Start of Exercise material

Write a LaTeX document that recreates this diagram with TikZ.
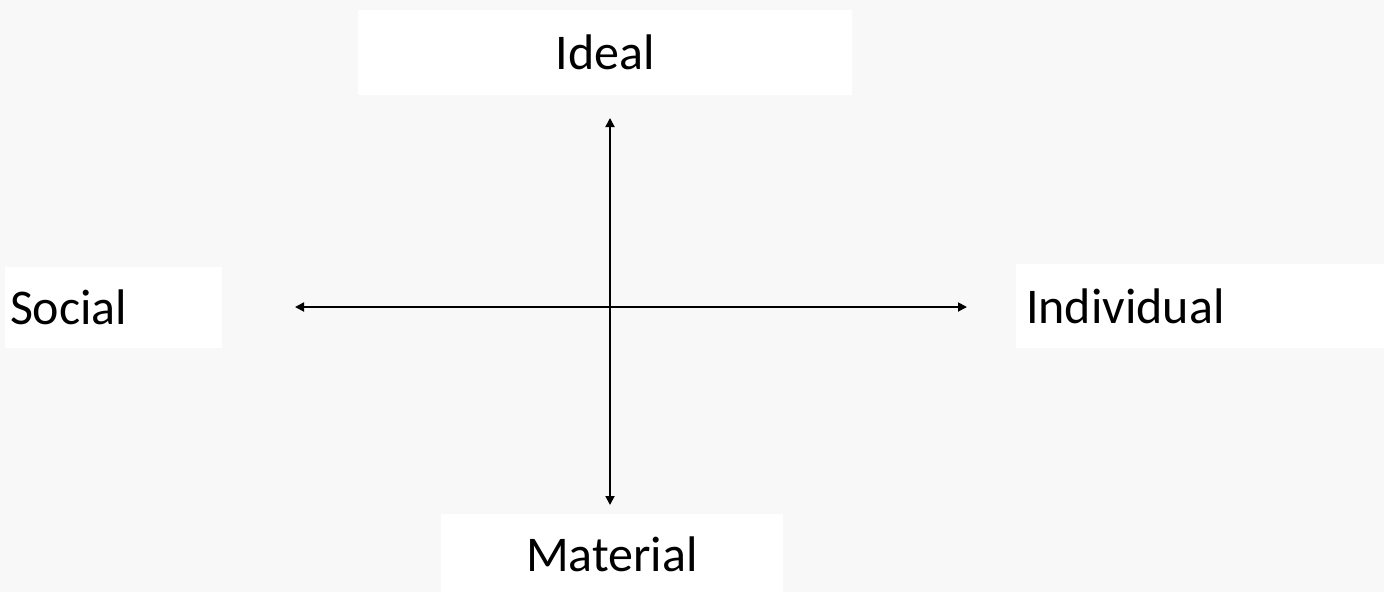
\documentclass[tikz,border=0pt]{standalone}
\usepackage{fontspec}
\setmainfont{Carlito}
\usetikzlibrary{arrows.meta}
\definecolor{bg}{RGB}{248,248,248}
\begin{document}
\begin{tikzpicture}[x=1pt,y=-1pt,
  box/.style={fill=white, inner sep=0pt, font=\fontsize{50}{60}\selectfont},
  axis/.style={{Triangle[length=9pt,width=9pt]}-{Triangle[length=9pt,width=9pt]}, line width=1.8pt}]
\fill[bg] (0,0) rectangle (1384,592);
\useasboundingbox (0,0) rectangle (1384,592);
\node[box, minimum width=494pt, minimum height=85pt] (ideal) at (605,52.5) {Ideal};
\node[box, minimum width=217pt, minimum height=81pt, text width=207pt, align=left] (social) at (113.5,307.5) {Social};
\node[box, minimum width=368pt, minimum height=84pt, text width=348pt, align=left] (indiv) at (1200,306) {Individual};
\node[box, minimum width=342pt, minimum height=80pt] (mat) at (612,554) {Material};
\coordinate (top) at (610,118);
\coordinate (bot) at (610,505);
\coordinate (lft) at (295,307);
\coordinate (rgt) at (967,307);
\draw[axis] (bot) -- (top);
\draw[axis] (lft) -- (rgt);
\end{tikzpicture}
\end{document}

End of Exercise material
Start of Exercise material

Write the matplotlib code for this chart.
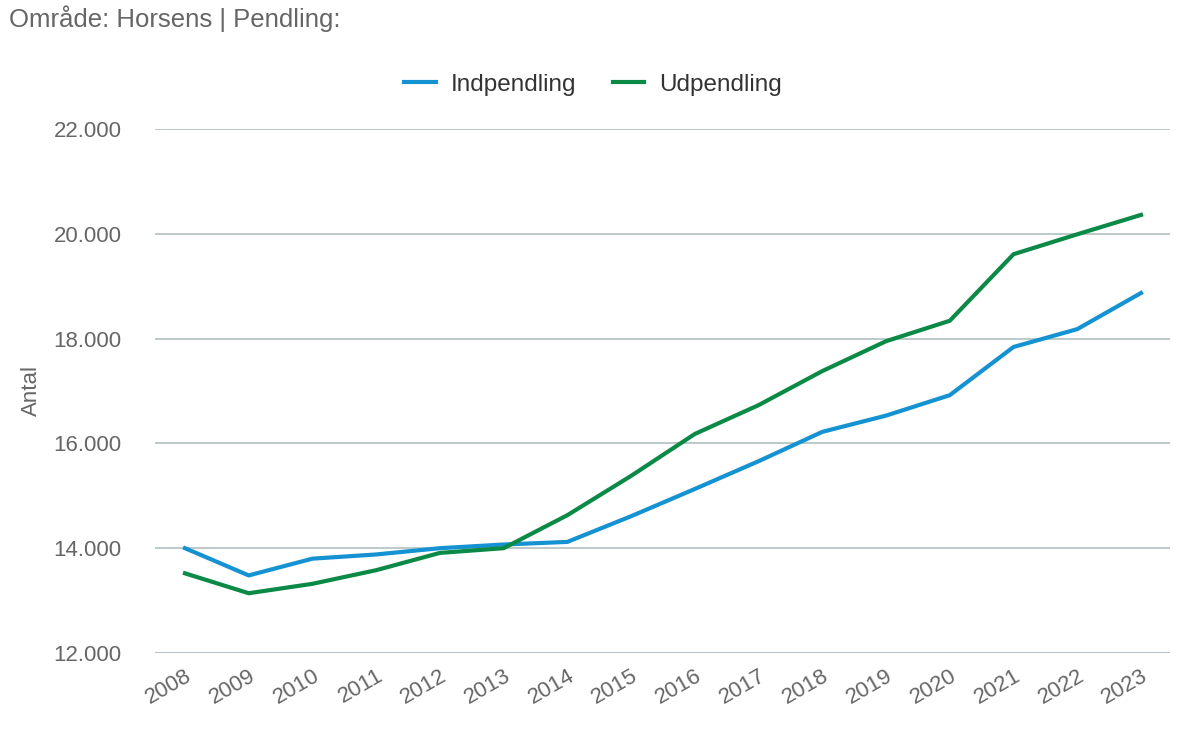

End of Exercise material

__Exercise details__
State how many lines include the string "Write". Give no other information.

__Problem solution__
2